**Required task:** Pull each line holding the word "chart" from the data.

**Supplied information:**

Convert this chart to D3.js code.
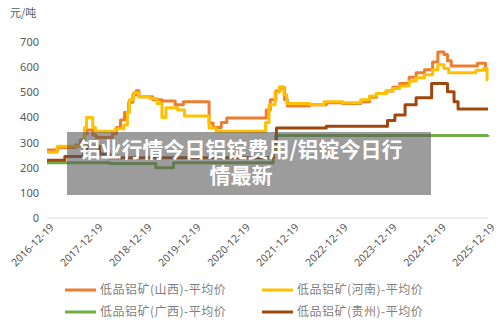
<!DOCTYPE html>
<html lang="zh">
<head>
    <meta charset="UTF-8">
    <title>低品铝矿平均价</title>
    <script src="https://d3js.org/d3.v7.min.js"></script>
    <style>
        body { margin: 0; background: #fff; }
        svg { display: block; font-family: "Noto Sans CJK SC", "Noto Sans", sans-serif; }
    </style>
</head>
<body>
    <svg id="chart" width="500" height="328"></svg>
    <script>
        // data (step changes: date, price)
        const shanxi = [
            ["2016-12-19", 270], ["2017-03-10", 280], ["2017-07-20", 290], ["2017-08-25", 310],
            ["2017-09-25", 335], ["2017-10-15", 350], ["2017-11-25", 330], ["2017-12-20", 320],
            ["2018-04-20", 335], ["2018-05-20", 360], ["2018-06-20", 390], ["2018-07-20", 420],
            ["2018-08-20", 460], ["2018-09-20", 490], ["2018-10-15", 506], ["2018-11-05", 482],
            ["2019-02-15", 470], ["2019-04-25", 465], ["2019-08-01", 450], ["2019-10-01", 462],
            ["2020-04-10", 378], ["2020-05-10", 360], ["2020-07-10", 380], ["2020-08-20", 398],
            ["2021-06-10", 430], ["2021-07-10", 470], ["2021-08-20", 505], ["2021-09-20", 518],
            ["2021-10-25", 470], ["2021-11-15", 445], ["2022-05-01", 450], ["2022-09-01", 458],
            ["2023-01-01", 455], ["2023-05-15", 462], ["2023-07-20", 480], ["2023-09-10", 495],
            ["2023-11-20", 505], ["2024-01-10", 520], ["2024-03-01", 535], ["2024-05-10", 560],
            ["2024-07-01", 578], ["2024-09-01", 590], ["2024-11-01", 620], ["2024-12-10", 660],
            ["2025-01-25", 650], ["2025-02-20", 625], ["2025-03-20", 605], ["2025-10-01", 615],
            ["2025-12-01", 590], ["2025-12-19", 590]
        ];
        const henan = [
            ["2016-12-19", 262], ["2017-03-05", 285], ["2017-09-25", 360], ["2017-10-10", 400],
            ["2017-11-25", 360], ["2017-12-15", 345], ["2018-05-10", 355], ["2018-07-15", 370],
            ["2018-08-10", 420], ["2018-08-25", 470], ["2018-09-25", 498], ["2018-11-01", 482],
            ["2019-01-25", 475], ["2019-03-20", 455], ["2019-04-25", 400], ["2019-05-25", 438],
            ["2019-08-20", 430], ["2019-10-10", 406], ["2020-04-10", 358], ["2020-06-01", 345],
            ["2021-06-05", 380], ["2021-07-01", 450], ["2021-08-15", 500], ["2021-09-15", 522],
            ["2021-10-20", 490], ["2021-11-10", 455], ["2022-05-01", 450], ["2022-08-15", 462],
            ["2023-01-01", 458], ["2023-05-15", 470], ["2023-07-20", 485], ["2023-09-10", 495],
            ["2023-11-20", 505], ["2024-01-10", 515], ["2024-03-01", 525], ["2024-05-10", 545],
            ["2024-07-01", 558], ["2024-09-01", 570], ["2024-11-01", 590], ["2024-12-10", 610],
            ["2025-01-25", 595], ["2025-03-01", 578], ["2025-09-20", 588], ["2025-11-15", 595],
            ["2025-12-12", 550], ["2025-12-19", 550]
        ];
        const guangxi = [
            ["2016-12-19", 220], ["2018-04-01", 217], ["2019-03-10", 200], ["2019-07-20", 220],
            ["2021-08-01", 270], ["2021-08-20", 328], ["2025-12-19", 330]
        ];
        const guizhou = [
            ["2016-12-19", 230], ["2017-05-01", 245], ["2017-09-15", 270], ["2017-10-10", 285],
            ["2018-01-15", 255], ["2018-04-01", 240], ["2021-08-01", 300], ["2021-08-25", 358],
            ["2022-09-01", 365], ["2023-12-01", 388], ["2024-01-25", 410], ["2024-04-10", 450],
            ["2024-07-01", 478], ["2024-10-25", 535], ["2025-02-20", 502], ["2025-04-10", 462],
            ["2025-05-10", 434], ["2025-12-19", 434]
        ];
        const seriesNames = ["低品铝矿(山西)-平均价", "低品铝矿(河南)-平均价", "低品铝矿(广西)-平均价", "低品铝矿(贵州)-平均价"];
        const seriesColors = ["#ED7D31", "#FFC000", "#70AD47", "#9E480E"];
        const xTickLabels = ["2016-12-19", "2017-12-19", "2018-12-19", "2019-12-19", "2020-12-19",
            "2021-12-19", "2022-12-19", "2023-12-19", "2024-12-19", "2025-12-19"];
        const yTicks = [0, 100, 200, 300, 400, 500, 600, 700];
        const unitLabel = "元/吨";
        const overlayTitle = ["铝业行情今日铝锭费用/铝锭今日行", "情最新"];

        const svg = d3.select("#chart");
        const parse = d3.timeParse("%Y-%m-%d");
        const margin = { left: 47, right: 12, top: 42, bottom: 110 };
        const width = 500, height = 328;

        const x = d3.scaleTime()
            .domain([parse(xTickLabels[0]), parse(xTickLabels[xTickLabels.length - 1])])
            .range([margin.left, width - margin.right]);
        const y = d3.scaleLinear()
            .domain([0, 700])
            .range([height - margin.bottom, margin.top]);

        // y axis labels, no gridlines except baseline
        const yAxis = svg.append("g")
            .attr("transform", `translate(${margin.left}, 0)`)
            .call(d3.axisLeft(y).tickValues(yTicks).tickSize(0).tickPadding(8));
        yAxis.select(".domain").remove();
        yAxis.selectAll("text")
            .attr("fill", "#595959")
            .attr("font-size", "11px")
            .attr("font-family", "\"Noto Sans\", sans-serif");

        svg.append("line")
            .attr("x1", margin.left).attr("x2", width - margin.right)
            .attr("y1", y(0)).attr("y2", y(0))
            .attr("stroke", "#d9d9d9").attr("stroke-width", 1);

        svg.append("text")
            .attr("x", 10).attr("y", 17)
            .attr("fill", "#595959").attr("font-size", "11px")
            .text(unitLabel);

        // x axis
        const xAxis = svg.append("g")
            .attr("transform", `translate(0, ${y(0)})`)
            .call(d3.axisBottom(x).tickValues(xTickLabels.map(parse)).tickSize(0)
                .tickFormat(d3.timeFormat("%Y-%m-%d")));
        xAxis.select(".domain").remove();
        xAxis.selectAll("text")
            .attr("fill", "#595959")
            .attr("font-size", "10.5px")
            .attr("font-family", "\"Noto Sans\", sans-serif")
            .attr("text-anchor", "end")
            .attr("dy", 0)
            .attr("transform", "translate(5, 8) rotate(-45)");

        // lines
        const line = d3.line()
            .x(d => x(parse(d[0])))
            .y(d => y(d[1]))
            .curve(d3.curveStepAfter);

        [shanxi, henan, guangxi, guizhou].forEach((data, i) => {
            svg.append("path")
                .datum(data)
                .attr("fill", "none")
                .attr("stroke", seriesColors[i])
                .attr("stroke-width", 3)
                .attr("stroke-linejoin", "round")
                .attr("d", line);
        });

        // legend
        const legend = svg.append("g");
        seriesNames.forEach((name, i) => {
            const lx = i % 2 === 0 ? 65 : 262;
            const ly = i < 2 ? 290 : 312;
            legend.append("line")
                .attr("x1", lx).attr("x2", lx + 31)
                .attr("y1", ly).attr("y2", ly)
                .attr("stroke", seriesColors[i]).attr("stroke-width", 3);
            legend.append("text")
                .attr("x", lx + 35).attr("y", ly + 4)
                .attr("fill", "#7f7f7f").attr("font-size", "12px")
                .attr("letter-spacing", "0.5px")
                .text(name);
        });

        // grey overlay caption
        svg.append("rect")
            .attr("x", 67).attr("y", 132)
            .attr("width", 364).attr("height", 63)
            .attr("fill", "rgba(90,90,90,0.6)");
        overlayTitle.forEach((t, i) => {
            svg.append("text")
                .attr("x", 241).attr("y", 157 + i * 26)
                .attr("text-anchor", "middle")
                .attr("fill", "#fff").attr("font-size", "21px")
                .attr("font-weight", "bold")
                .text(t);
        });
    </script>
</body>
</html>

**Result of this task:**
Convert this chart to D3.js code.
    <svg id="chart" width="500" height="328"></svg>
        const svg = d3.select("#chart");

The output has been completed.